Certificado de Registro (the “green certificate”)
The EU-citizen equivalent of a TIE. Small green A4 paper with your NIE on it, issued at the police station after you register. You carry it for 5 years; after that you can apply for permanent residence and a TIE card.
Padrón (Empadronamiento)
Registration on the local town hall’s resident list. Frigiliana’s padrón is at the Ayuntamiento on Plaza del Ingenio. Bring your NIE, passport, and proof of address (rental contract or property deed). Free and quick. You need it for healthcare access, school enrolment, and to vote in local elections (EU citizens only).
Tax residency
Separate from immigration residency. You’re a Spanish tax resident if you spend more than 183 days in Spain in a calendar year, OR your main economic activity is in Spain. Tax residents are taxed on worldwide income; non-residents only on Spanish-source income. Tax handling matters from day one.
Typical paperwork timeline
How long the bureaucracy takes.
Indicative for a non-EU mover starting from scratch.

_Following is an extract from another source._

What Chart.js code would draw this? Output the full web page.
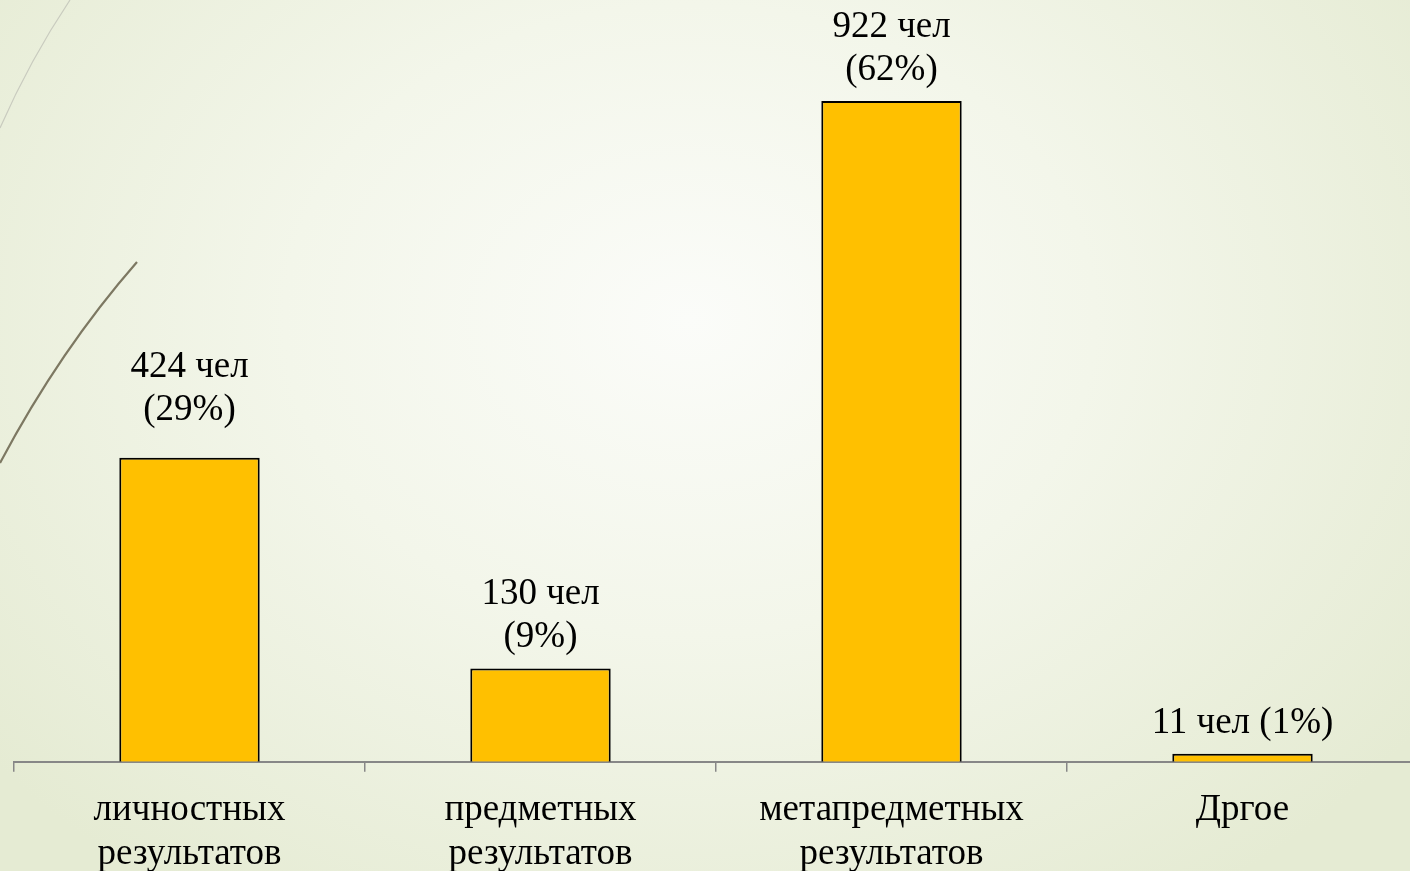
<!DOCTYPE html>
<html>
<head>
<meta charset="utf-8">
<script src="https://cdn.jsdelivr.net/npm/chart.js@4"></script>
<style>
  html, body { margin: 0; padding: 0; overflow: hidden; }
  body {
    width: 1410px; height: 871px; position: relative;
    background: radial-gradient(ellipse 900px 700px at 690px 320px, #fbfcf9 0%, #f3f6ea 45%, #e5ebd3 100%);
  }
  #deco { position: absolute; left: 0; top: 0; }
  #wrap { position: absolute; left: 0; top: 0; width: 1418px; height: 871px; }
</style>
</head>
<body>
<svg id="deco" width="200" height="500">
  <path d="M70 0 Q 30 60 0 128" stroke="#c9cbbf" stroke-width="1.2" fill="none"/>
  <path d="M137 262 Q 60 350 0 463" stroke="#7d7862" stroke-width="2.2" fill="none"/>
</svg>
<div id="wrap"><canvas id="chart"></canvas></div>
<script>
const categories = [
  ['личностных', 'результатов'],
  ['предметных', 'результатов'],
  ['метапредметных', 'результатов'],
  'Дргое'
];
const people = [424, 130, 922, 11];
const percents = [29, 9, 62, 1];
const valueLabels = [
  ['424 чел', '(29%)'],
  ['130 чел', '(9%)'],
  ['922 чел', '(62%)'],
  ['11 чел (1%)']
];

const font = "'Liberation Serif', 'Times New Roman', serif";

// labels above the bars
const barLabels = {
  id: 'barLabels',
  afterDatasetsDraw(chart, args, opts) {
    const ctx = chart.ctx;
    const meta = chart.getDatasetMeta(0);
    ctx.save();
    ctx.fillStyle = '#000';
    ctx.font = '37px ' + font;
    ctx.textAlign = 'center';
    ctx.textBaseline = 'middle';
    meta.data.forEach((bar, i) => {
      const lines = valueLabels[i];
      const lift = opts.lift[i];
      lines.forEach((t, j) => {
        ctx.fillText(t, bar.x, bar.y - lift - (lines.length - 1 - j) * 43);
      });
    });
    ctx.restore();
  }
};

new Chart(document.getElementById('chart'), {
  type: 'bar',
  data: {
    labels: categories,
    datasets: [{
      data: people,
      backgroundColor: '#ffc000',
      borderColor: '#000',
      borderWidth: 2,
      barPercentage: 0.4,
      categoryPercentage: 1
    }]
  },
  options: {
    responsive: true,
    maintainAspectRatio: false,
    animation: false,
    layout: { padding: { left: 14, right: 0, top: 0, bottom: -22 } },
    plugins: {
      legend: { display: false },
      tooltip: { enabled: false },
      barLabels: { lift: [48, 31, 31, 31] }
    },
    scales: {
      y: {
        display: false,
        min: 0,
        max: 1063
      },
      x: {
        grid: {
          drawOnChartArea: false,
          tickLength: 10,
          color: '#878787',
          lineWidth: 1.5
        },
        border: { color: '#878787', width: 2 },
        ticks: {
          color: '#000',
          font: { family: font, size: 37, lineHeight: 1.18 },
          padding: 17,
          maxRotation: 0,
          autoSkip: false
        }
      }
    }
  },
  plugins: [barLabels]
});
</script>
</body>
</html>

- NIE via Spanish consulate: 4–8 weeks
- NIE in Spain at the police station: 2–6 weeks
- Non-lucrative visa: 2–4 months from consulate appointment to issue
- Digital nomad visa: 20 working days officially; 4–10 weeks in practice
- TIE card after arrival: 4–8 weeks from appointment
- Padrón: same day at the town hall
- Health card (TSI) after registering with social security: 2–4 weeks
Total from "deciding to move" to "having every document" is realistically 6–12 months end-to-end.
What it all costs
Realistic budget for the bureaucracy.
- NIE fee: ~€10
- Visa application fee: ~€80–150 depending on visa type and country
- TIE card fee: ~€16
- Document apostilles & translations: €200–600 (for criminal record check, marriage cert, qualifications)

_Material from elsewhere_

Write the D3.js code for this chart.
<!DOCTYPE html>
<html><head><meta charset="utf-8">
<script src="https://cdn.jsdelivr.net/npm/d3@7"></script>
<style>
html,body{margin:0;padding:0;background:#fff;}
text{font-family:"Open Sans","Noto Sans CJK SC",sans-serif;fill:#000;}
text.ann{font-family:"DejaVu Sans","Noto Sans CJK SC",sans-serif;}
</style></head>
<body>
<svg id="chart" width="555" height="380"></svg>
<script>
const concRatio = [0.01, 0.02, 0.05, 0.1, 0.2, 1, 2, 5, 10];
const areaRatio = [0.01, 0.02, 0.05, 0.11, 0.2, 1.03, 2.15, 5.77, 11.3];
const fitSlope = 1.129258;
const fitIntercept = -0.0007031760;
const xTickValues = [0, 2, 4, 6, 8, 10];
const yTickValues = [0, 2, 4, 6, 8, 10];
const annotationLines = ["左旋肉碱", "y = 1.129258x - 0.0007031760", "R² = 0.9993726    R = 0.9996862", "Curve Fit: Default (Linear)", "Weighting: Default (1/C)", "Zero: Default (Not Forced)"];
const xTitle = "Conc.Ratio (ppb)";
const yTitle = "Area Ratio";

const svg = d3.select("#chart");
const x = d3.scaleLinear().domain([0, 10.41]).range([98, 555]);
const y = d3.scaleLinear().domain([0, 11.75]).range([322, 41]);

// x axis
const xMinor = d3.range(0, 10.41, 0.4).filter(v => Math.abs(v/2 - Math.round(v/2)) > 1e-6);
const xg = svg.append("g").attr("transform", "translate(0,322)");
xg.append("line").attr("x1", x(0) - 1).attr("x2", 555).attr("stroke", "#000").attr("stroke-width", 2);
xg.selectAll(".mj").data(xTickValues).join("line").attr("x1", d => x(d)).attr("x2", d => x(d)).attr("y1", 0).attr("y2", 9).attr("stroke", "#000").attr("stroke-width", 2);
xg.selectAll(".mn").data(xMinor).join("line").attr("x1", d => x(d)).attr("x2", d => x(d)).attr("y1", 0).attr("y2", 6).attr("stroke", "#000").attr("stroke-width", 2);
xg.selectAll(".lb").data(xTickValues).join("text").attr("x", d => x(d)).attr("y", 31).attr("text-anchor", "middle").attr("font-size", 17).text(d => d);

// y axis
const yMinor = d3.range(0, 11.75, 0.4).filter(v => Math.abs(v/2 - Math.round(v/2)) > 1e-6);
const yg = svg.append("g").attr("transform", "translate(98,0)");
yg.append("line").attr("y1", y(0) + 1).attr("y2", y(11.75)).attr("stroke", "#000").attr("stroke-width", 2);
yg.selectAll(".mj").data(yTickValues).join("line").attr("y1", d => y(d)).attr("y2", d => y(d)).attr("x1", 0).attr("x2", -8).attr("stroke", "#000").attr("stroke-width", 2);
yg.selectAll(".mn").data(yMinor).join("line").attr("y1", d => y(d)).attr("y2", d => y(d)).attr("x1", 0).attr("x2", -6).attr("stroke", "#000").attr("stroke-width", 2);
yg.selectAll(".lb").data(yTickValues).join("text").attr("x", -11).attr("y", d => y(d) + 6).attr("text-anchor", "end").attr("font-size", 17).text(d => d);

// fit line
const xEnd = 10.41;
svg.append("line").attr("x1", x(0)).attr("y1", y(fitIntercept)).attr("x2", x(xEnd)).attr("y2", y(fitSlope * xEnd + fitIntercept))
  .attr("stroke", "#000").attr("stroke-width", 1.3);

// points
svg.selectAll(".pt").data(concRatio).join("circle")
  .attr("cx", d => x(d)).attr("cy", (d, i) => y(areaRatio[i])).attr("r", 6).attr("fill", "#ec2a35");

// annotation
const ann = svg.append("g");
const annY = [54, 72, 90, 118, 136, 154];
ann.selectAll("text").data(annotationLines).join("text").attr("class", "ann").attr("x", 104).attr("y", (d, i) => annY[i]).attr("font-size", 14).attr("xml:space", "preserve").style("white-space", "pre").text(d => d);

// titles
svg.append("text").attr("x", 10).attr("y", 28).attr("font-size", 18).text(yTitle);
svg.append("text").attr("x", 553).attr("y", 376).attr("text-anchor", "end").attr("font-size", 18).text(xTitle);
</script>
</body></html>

- Spanish immigration lawyer: €1,500–3,500 for a non-EU visa application end-to-end
- Gestor (admin agent) for one-off tasks: €30–100 per task
- Private health insurance (NLV requirement): €40–120/month
Realistic all-in cost for the bureaucratic side of moving non-EU: €2,500–5,000, depending on how much you DIY.
Common questions
The bits that catch people out.
Can I move first and sort the visa later?
Not legally if you’re non-EU. Schengen visitor rules let you stay 90 days in any 180; overstaying creates real problems for future visa applications. Apply from your home country first.
Can I work for a UK/US client on a non-lucrative visa?
Officially no — the NLV prohibits work. In practice, many people do remote work for foreign clients while on an NLV; enforcement is rare but the legal risk is real. The digital nomad visa exists precisely to legalise this. If your income is from remote work, apply for the DNV instead.
What about post-Brexit British movers?
Brexit ended free movement for UK citizens. UK movers now need the same visas as US/Canadian/Australian movers — NLV, DNV, or work-sponsored. UK driving licences are now exchanged (not automatic) for Spanish ones, and EHIC was replaced by GHIC for short visits but doesn’t cover residents.
Does buying property automatically give residency?
No. The Golden Visa via property purchase was abolished in April 2025. Property ownership is unrelated to your right to live in Spain — you can own a Spanish house as a non-resident, visiting on tourist stays.
When can I apply for permanent residency / citizenship?
Permanent residency: after 5 years of continuous legal residence. Citizenship: after 10 years (2 years for citizens of former Spanish colonies, plus a few other categories). Citizenship requires giving up your previous one in most cases — verify carefully with a lawyer if you want to keep dual.